The reasons are likely as diverse as the Star Wars fan community itself; but if I had to guess, I'd say that despite the incredible commercialization of the franchise (which, by the way, is nothing new; some truly ludicrous tie-in products were invented in the late 70s and early 80s), a lot of us still tend to view the story and its characters as a sort of sacred trust. Despite our constant bitching about the novels, in which nothing really changes, we don't want things to change. And death is the greatest change of all.
But in all honesty, I have to say that there are a lot of things we could be concerned about instead, real-world things with real-world ramifications. When we get this upset over the death of a fictional character, enough so that more than one individual has proposed a boycott of Del Rey products (mind you, that requires that you not purchase anything published by Bantam, Doubleday, Dell, Knopf, Crown, or any of the other numerous Random House subsidiaries-you might want to investigate some small-press reading), maybe it's time to step back and reassess our priorities.

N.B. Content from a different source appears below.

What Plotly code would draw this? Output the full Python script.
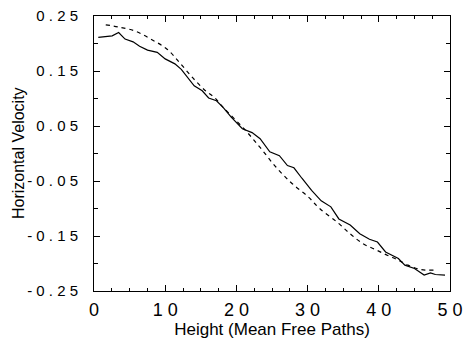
import plotly.graph_objects as go

# Solid curve (simulation)
solid_x = [0.6, 2.55, 3.46, 4.36, 5.49, 6.40, 7.52, 8.88, 10.0, 11.36, 12.26, 13.17, 14.07, 15.2,
           16.1, 17.2, 18.13, 19.27, 20.84, 22.2, 23.33, 24.69, 26.04, 27.17, 28.08, 29.2, 30.56,
           31.91, 33.27, 34.39, 35.98, 37.33, 38.69, 39.81, 40.95, 42.75, 43.66, 45.01, 46.37,
           47.26, 47.94, 49.3]
solid_y = [0.211, 0.214, 0.220, 0.208, 0.203, 0.195, 0.188, 0.184, 0.172, 0.163, 0.153, 0.138,
           0.123, 0.114, 0.101, 0.096, 0.084, 0.066, 0.045, 0.038, 0.027, 0.003, -0.004, -0.022,
           -0.026, -0.045, -0.067, -0.086, -0.097, -0.119, -0.130, -0.146, -0.156, -0.161,
           -0.179, -0.191, -0.203, -0.209, -0.221, -0.217, -0.220, -0.221]

# Dashed curve (theory)
dash_x = [1.65, 3.46, 5.72, 7.97, 10.23, 12.03, 13.85, 15.65, 16.91, 18.13, 21.07, 23.33, 25.58,
          27.85, 30.11, 31.68, 34.17, 35.98, 37.78, 39.59, 41.17, 42.75, 44.1, 45.91, 47.72]
dash_y = [0.234, 0.230, 0.223, 0.208, 0.190, 0.165, 0.138, 0.114, 0.102, 0.084, 0.045, 0.011,
          -0.025, -0.055, -0.079, -0.100, -0.125, -0.146, -0.164, -0.175, -0.185, -0.194,
          -0.203, -0.211, -0.212]

x_tickvals = [0, 10, 20, 30, 40, 50]
x_ticktext = ["0", "1 0", "2 0", "3 0", "4 0", "5 0"]
y_tickvals = [0.25, 0.15, 0.05, -0.05, -0.15, -0.25]
y_ticktext = ["0 . 2 5", "0 . 1 5", "0 . 0 5", "- 0 . 0 5", "- 0 . 1 5", "- 0 . 2 5"]

x_title = "Height (Mean Free Paths)"
y_title = "Horizontal Velocity"

FONT = "Liberation Sans, Arial, Helvetica, sans-serif"

fig = go.Figure()
fig.add_trace(go.Scatter(x=dash_x, y=dash_y, mode="lines",
                         line=dict(color="black", width=1.2, dash="4px,4px", shape="spline"),
                         showlegend=False))
fig.add_trace(go.Scatter(x=solid_x, y=solid_y, mode="lines",
                         line=dict(color="black", width=1.2),
                         showlegend=False))

axis_common = dict(
    showline=True, linecolor="black", linewidth=1, mirror="allticks",
    ticks="inside", ticklen=6, tickcolor="black", tickwidth=1,
    showgrid=False, zeroline=False, ticklabeloverflow="allow",
)

fig.update_layout(
    width=470, height=342,
    margin=dict(l=94, r=7, t=15, b=51),
    paper_bgcolor="white", plot_bgcolor="white",
    xaxis=dict(range=[0, 50], tickmode="array", tickvals=x_tickvals, ticktext=x_ticktext,
               minor=dict(dtick=2.5, tick0=0, ticks="inside", ticklen=3, tickcolor="black"),
               tickfont=dict(family=FONT, size=18, color="black"),
               ticklabelstandoff=2,
               title=dict(text=x_title, standoff=0,
                          font=dict(family=FONT, size=17, color="black")),
               **axis_common),
    yaxis=dict(range=[-0.25, 0.25], tickmode="array", tickvals=y_tickvals, ticktext=y_ticktext,
               minor=dict(dtick=0.05, tick0=0.25, ticks="inside", ticklen=4, tickcolor="black"),
               tickfont=dict(family=FONT, size=15, color="black"),
               ticklabelstandoff=12,
               **axis_common),
    annotations=[dict(text=y_title, xref="paper", yref="paper", x=-0.212, y=0.5,
                      xanchor="center", yanchor="middle", textangle=-90, showarrow=False,
                      font=dict(family=FONT, size=16, color="black"))],
)

fig.write_html("out.html")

"But," say you, "it's only entertainment. It doesn't mean we're not concerned about real-world issues!"
Sure. But if we get this het up over our entertainment, maybe it's become more essential to us than we realize. And maybe we should be concerned about that.
Look, I'm not saying to ignore the death of the Wookiee. I'm not saying to not be upset over it. I am saying, move on. Get over it. Read another book. You'll feel better, I promise.